> [Task requirements]: All lines in which the word "this" occurs are to be extracted.

>>>

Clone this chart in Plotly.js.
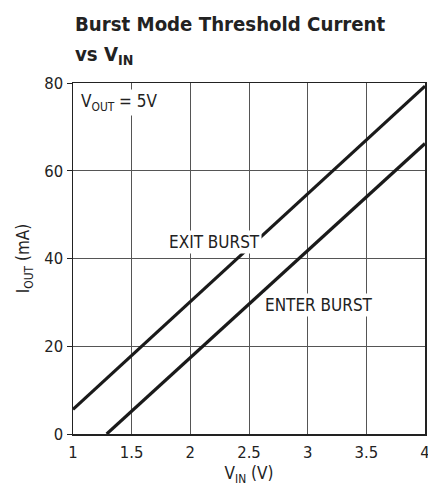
<!DOCTYPE html>
<html><head><meta charset="utf-8">
<script src="https://cdn.plot.ly/plotly-3.0.1.min.js"></script>
<style>body{margin:0;padding:0;background:#fff}#c{width:428px;height:492px}</style>
</head><body><div id="c"></div>
<script>
const vin = [1, 4];
const exitBurst = [5.6, 79.3];
const enterVin = [1.287, 4];
const enterBurst = [0, 66.2];
const xTicks = [1, 1.5, 2, 2.5, 3, 3.5, 4];
const xTickText = ['1', '1.5', '2', '2.5', '3', '3.5', '4'];
const yTicks = [0, 20, 40, 60, 80];

const F = '"DejaVu Sans Condensed", "Liberation Sans", Arial, sans-serif';
const lineStyle = {color: '#1a1a1a', width: 3.2};

const data = [
  {x: vin, y: exitBurst, mode: 'lines', line: lineStyle, hoverinfo: 'none'},
  {x: enterVin, y: enterBurst, mode: 'lines', line: lineStyle, hoverinfo: 'none'}
];

const ax = {
  showline: true, linecolor: '#222', linewidth: 1.5, mirror: true,
  showgrid: true, gridcolor: '#555', gridwidth: 1, zeroline: false,
  tickfont: {family: F, size: 16.5, color: '#222'}
};

const layout = {
  width: 428, height: 492,
  margin: {l: 73, r: 3, t: 83, b: 58},
  paper_bgcolor: '#fff', plot_bgcolor: '#fff',
  showlegend: false,
  xaxis: Object.assign({}, ax, {
    range: [1, 4], tickvals: xTicks, ticktext: xTickText, ticks: '', ticklabelstandoff: 3,
    ticklabeloverflow: 'allow',
    title: {text: 'V<sub>IN</sub> (V)', font: {family: F, size: 17, color: '#222'}, standoff: 6}
  }),
  yaxis: Object.assign({}, ax, {
    range: [0, 80], tickvals: yTicks, ticks: 'outside', ticklen: 5, tickcolor: '#222',
    title: {text: 'I<sub>OUT</sub> (mA)', font: {family: F, size: 17, color: '#222'}, standoff: 10}
  }),
  annotations: [
    {text: '<b>Burst Mode Threshold Current</b>', xref: 'paper', yref: 'paper', x: 0, y: 1 + (83-24)/351,
     xanchor: 'left', yanchor: 'middle', xshift: 0, showarrow: false, font: {family: F, size: 20.2, color: '#222'}},
    {text: '<b>vs V<sub>IN</sub></b>', xref: 'paper', yref: 'paper', x: 0, y: 1 + (83-55)/351,
     xanchor: 'left', yanchor: 'middle', showarrow: false, font: {family: F, size: 20.2, color: '#222'}},
    {text: 'V<sub>OUT</sub> = 5V', xref: 'x', yref: 'y', x: 1.05, y: 75.5, xanchor: 'left', yanchor: 'middle',
     showarrow: false, bgcolor: '#fff', font: {family: F, size: 17, color: '#222'}},
    {text: 'EXIT BURST', xref: 'x', yref: 'y', x: 2.21, y: 43.8, xanchor: 'center', yanchor: 'middle',
     showarrow: false, bgcolor: '#fff', font: {family: F, size: 17, color: '#222'}},
    {text: 'ENTER BURST', xref: 'x', yref: 'y', x: 3.1, y: 29.5, xanchor: 'center', yanchor: 'middle',
     showarrow: false, bgcolor: '#fff', font: {family: F, size: 17, color: '#222'}}
  ]
};

Plotly.newPlot('c', data, layout, {staticPlot: true, displayModeBar: false});
</script></body></html>
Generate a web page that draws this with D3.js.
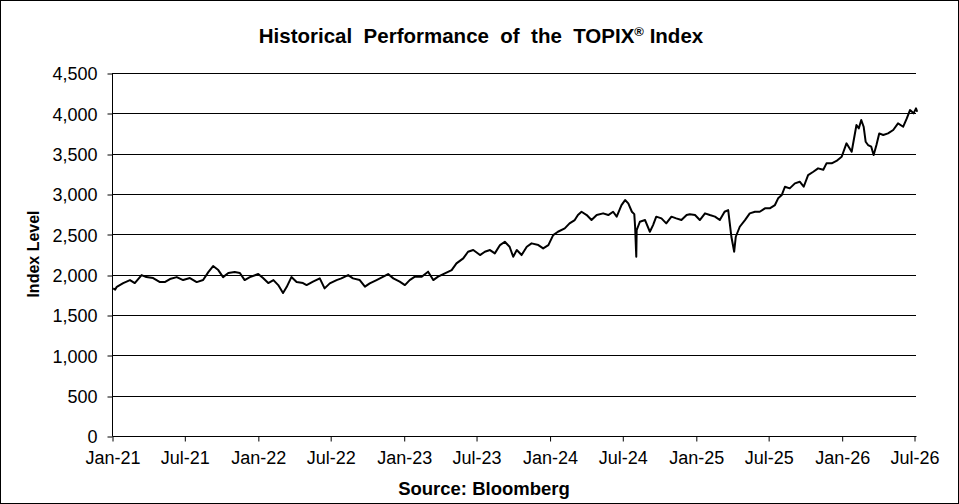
<!DOCTYPE html>
<html>
<head>
<meta charset="utf-8">
<script src="https://cdn.jsdelivr.net/npm/d3@7"></script>
<style>
  html, body { margin: 0; padding: 0; background: #fff; }
  svg { display: block; font-family: Arial, "Liberation Sans", sans-serif; }
</style>
</head>
<body>
<svg id="chart" width="959" height="504"></svg>
<script>
// ---- Data ----
const dates = [
"2021-01-04","2021-01-09","2021-01-13","2021-01-29","2021-02-15","2021-02-27","2021-03-16","2021-03-28",
"2021-04-14","2021-05-01","2021-05-13","2021-05-26","2021-06-12","2021-06-28","2021-07-15","2021-08-01",
"2021-08-17","2021-08-30","2021-09-11","2021-09-24","2021-10-06","2021-10-19","2021-11-04","2021-11-17",
"2021-11-29","2021-12-12","2022-01-02","2022-01-14","2022-01-27","2022-02-09","2022-02-21","2022-03-05",
"2022-03-14","2022-03-26","2022-04-08","2022-04-24","2022-05-03","2022-05-19","2022-06-05","2022-06-17",
"2022-06-30","2022-07-17","2022-07-29","2022-08-15","2022-08-27","2022-09-13","2022-09-26","2022-10-08",
"2022-10-25","2022-11-11","2022-11-23","2022-12-06","2022-12-22","2023-01-04","2023-01-16","2023-01-29",
"2023-02-15","2023-03-03","2023-03-16","2023-03-28","2023-04-14","2023-05-01","2023-05-13","2023-05-30",
"2023-06-11","2023-06-24","2023-07-11","2023-07-23","2023-08-05","2023-08-17","2023-08-30","2023-09-11",
"2023-09-23","2023-10-02","2023-10-11","2023-10-23","2023-11-05","2023-11-17","2023-12-04","2023-12-16",
"2023-12-29","2024-01-10","2024-01-22","2024-02-08","2024-02-20","2024-03-04","2024-03-12","2024-03-21",
"2024-04-03","2024-04-15","2024-04-28","2024-05-14","2024-05-27","2024-06-08","2024-06-17","2024-06-29",
"2024-07-08","2024-07-16","2024-07-25","2024-07-31","2024-08-02","2024-08-05","2024-08-06","2024-08-14",
"2024-08-27","2024-09-08","2024-09-16","2024-09-24","2024-10-07","2024-10-19","2024-11-01","2024-11-13",
"2024-11-26","2024-12-09","2024-12-17","2024-12-30","2025-01-11","2025-01-24","2025-02-05","2025-02-18",
"2025-03-02","2025-03-14","2025-03-23","2025-03-27","2025-03-31","2025-04-07","2025-04-11","2025-04-21",
"2025-05-04","2025-05-16","2025-05-29","2025-06-10","2025-06-23","2025-07-05","2025-07-18","2025-07-26",
"2025-08-04","2025-08-12","2025-08-24","2025-09-06","2025-09-18","2025-09-28","2025-10-09","2025-10-22",
"2025-11-03","2025-11-16","2025-11-24","2025-12-07","2025-12-19","2026-01-01","2026-01-13","2026-01-26",
"2026-02-07","2026-02-13","2026-02-19","2026-02-25","2026-03-02","2026-03-08","2026-03-16","2026-03-22",
"2026-03-29","2026-04-05","2026-04-15","2026-04-27","2026-05-10","2026-05-22","2026-06-04","2026-06-13",
"2026-06-21","2026-06-30","2026-07-06","2026-07-09"
];
const values = [
1830,1815,1850,1896,1933,1896,1995,1970,
1958,1908,1908,1946,1970,1933,1958,1908,
1933,2032,2107,2057,1970,2020,2032,2020,
1933,1970,2008,1958,1896,1933,1871,1772,
1846,1970,1908,1896,1871,1913,1954,1830,
1892,1933,1954,1995,1954,1933,1851,1892,
1933,1975,2008,1954,1913,1871,1933,1975,
1975,2037,1933,1975,2016,2057,2140,2202,
2284,2305,2243,2284,2305,2264,2367,2408,
2346,2222,2305,2243,2346,2388,2367,2326,
2367,2491,2532,2574,2636,2677,2739,2780,
2739,2677,2739,2760,2739,2780,2719,2863,
2925,2884,2780,2750,2600,2222,2553,2656,
2677,2532,2615,2719,2698,2636,2719,2698,
2677,2739,2750,2739,2677,2760,2739,2719,
2677,2780,2801,2636,2470,2284,2470,2594,
2677,2760,2780,2780,2822,2822,2863,2946,
2987,3090,3070,3132,3152,3090,3235,3276,
3318,3300,3380,3380,3410,3462,3628,3524,
3855,3814,3917,3834,3648,3607,3586,3483,
3607,3751,3731,3751,3793,3875,3834,3937,
4040,4000,4061,4020
];
const yTicks = [0, 500, 1000, 1500, 2000, 2500, 3000, 3500, 4000, 4500];
const xTickLabels = ["Jan-21","Jul-21","Jan-22","Jul-22","Jan-23","Jul-23","Jan-24","Jul-24","Jan-25","Jul-25","Jan-26","Jul-26"];
const titleText = "Historical  Performance  of  the  TOPIX";
const yTitle = "Index Level";
const sourceText = "Source: Bloomberg";

// ---- Layout ----
const svg = d3.select("#chart");
const W = 959, H = 504;
const m = { left: 112, right: 916, top: 73, bottom: 436 };

const parse = d3.timeParse("%Y-%m-%d");
const tickParse = d3.timeParse("%b-%y");
const data = dates.map((d, i) => ({ date: parse(d), value: values[i] }));
const tickDates = xTickLabels.map(t => tickParse(t));

const x = d3.scaleTime()
  .domain([tickDates[0], tickDates[tickDates.length - 1]])
  .range([m.left, 914]);
const y = d3.scaleLinear().domain([0, 4500]).range([m.bottom, m.top]);

// outer border
svg.append("rect").attr("x", 0.5).attr("y", 0.5).attr("width", W - 1).attr("height", H - 1)
  .attr("fill", "#fff").attr("stroke", "#000").attr("stroke-width", 1);

// gridlines
svg.append("g").selectAll("line").data(yTicks.filter(v => v > 0)).join("line")
  .attr("x1", m.left).attr("x2", m.right)
  .attr("y1", d => Math.round(y(d)) + 0.5).attr("y2", d => Math.round(y(d)) + 0.5)
  .attr("stroke", "#000").attr("stroke-width", 1);

// y axis
const yAxis = d3.axisLeft(y).tickValues(yTicks).tickSize(5).tickPadding(10)
  .tickFormat(d3.format(","));
const gy = svg.append("g").attr("transform", `translate(${m.left + 0.5},0.5)`).call(yAxis);
gy.select(".domain").attr("stroke", "#000").attr("d", `M0,${m.top}V${m.bottom}`);
gy.selectAll(".tick line").attr("stroke", "#000").attr("transform", d => `translate(0,${Math.round(y(d)) - y(d)})`);
gy.selectAll(".tick text").attr("font-size", 18).attr("fill", "#000")
  .attr("font-family", "Arial, 'Liberation Sans', sans-serif").attr("dy", "0.35em");

// x axis
const xAxis = d3.axisBottom(x).tickValues(tickDates).tickSize(5).tickPadding(10)
  .tickFormat((d, i) => xTickLabels[i]);
const gx = svg.append("g").attr("transform", `translate(0.5,${m.bottom + 0.5})`).call(xAxis);
gx.select(".domain").attr("stroke", "#000").attr("d", `M${m.left},0H${m.right}`);
gx.selectAll(".tick line").attr("stroke", "#000");
gx.selectAll(".tick text").attr("font-size", 18).attr("fill", "#000")
  .attr("font-family", "Arial, 'Liberation Sans', sans-serif");

// line
const line = d3.line().x(d => x(d.date)).y(d => y(d.value)).curve(d3.curveLinear);
svg.append("path").datum(data).attr("d", line)
  .attr("fill", "none").attr("stroke", "#000").attr("stroke-width", 2)
  .attr("stroke-linejoin", "round");

// title
const title = svg.append("text").attr("x", 481).attr("y", 43).attr("text-anchor", "middle")
  .attr("font-size", 20.5).attr("font-weight", "bold").attr("fill", "#000")
  .attr("xml:space", "preserve").style("white-space", "pre");
title.append("tspan").text(titleText);
title.append("tspan").attr("font-size", 13).attr("dy", -7).text("®");
title.append("tspan").attr("dy", 7).text(" Index");

// y title
svg.append("text").attr("transform", "translate(39,254) rotate(-90)")
  .attr("text-anchor", "middle").attr("font-size", 16).attr("font-weight", "bold")
  .attr("fill", "#000").text(yTitle);

// source
svg.append("text").attr("x", 484).attr("y", 495).attr("text-anchor", "middle")
  .attr("font-size", 18.5).attr("font-weight", "bold").attr("fill", "#000").text(sourceText);
</script>
</body>
</html>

<<<

> [Exercise result]:
Clone this chart in Plotly.js.
Generate a web page that draws this with D3.js.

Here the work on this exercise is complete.